### WRITTEN PROBLEM:
Extract only the first line of the listing and every line after it up to and including the one with "(6,6) -- (1268,6);". Omit the pictures.

### INFORMATION PROVIDED:
***

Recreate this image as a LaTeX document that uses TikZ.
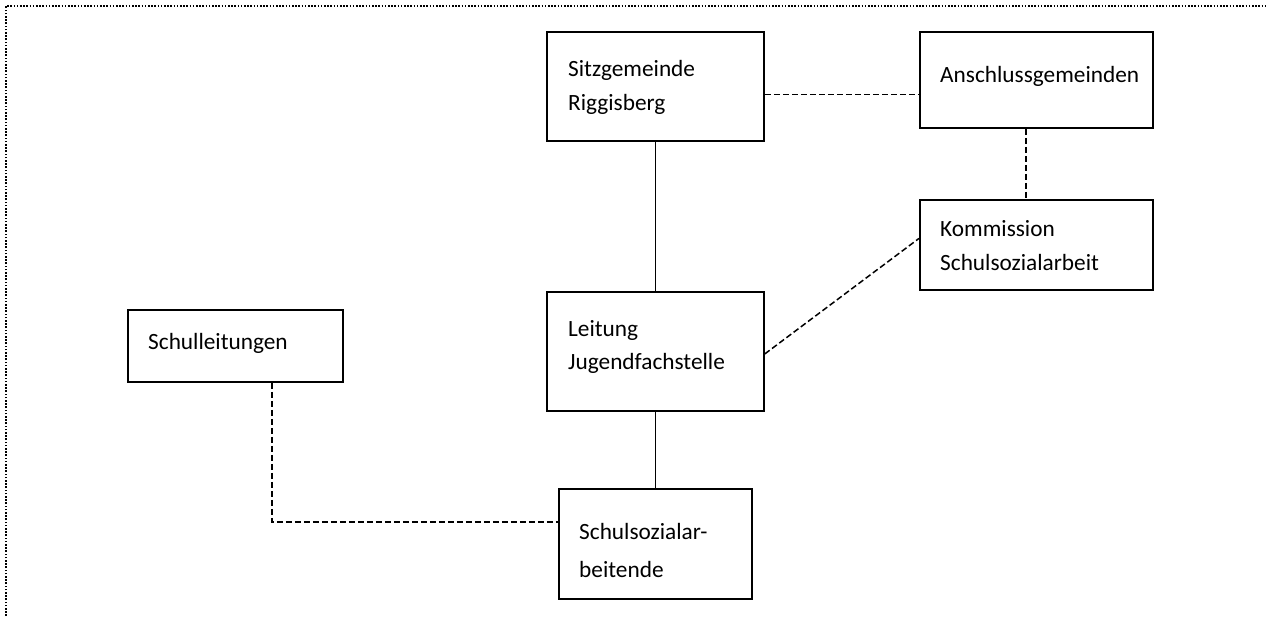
\documentclass[tikz,border=0pt]{standalone}
\usepackage{fontspec}
\setmainfont{Carlito}
\tikzset{
  box/.style={draw, line width=1.8pt, inner sep=0pt, anchor=north west},
  lbl/.style={anchor=base west, inner sep=0pt, font=\fontsize{23.3}{28}\selectfont},
  dsh/.style={line width=1.5pt, dash pattern=on 6pt off 3pt},
  sld/.style={line width=1.8pt},
  frame/.style={line width=1.6pt, dash pattern=on 1.6pt off 1.6pt}
}
\begin{document}
\begin{tikzpicture}[x=1pt,y=-1pt]
\useasboundingbox (0,0) rectangle (1268,616);
\draw[frame] (6,616) -- (6,6) -- (1268,6);

\node[box, minimum width=217pt, minimum height=109pt] (sitz) at (546,31) {};
\node[box, minimum width=233pt, minimum height=96pt] (ansch) at (919,31) {};
\node[box, minimum width=233pt, minimum height=90pt] (komm) at (919,199) {};
\node[box, minimum width=217pt, minimum height=119pt] (leit) at (546,291) {};
\node[box, minimum width=215pt, minimum height=72pt] (sl) at (127,309) {};
\node[box, minimum width=193pt, minimum height=110pt] (ss) at (558,488) {};

\node[lbl] (sitzA) at (568,76) {Sitzgemeinde};
\node[lbl] (sitzB) at (568,110) {Riggisberg};
\node[lbl] (anschA) at (940,82) {Anschlussgemeinden};
\node[lbl] (kommA) at (940,236) {Kommission};
\node[lbl] (kommB) at (940,270) {Schulsozialarbeit};
\node[lbl] (leitA) at (568,336) {Leitung};
\node[lbl] (leitB) at (568,369) {Jugendfachstelle};
\node[lbl] (slA) at (148,349) {Schulleitungen};
\node[lbl] (ssA) at (579,539) {Schulsozialar-};
\node[lbl] (ssB) at (579,577) {beitende};

\draw[dsh] ([yshift=-8pt]sitz.east) -- ([yshift=-8pt]sitz.east -| ansch.west);
\draw[dsh] ([xshift=-10.5pt]ansch.south) -- ([xshift=-10.5pt]ansch.south |- komm.north);
\draw[sld] (sitz.south) -- (leit.north);
\draw[sld] (leit.south) -- (ss.north);
\draw[dsh] ([yshift=-2.5pt]leit.east) -- ([yshift=6.5pt]komm.west);
\draw[dsh] ([xshift=36.5pt]sl.south) |- ([yshift=22pt]ss.west);
\end{tikzpicture}
\end{document}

***

### THE RESPONSE:
Recreate this image as a LaTeX document that uses TikZ.
\documentclass[tikz,border=0pt]{standalone}
\usepackage{fontspec}
\setmainfont{Carlito}
\tikzset{
  box/.style={draw, line width=1.8pt, inner sep=0pt, anchor=north west},
  lbl/.style={anchor=base west, inner sep=0pt, font=\fontsize{23.3}{28}\selectfont},
  dsh/.style={line width=1.5pt, dash pattern=on 6pt off 3pt},
  sld/.style={line width=1.8pt},
  frame/.style={line width=1.6pt, dash pattern=on 1.6pt off 1.6pt}
}
\begin{document}
\begin{tikzpicture}[x=1pt,y=-1pt]
\useasboundingbox (0,0) rectangle (1268,616);
\draw[frame] (6,616) -- (6,6) -- (1268,6);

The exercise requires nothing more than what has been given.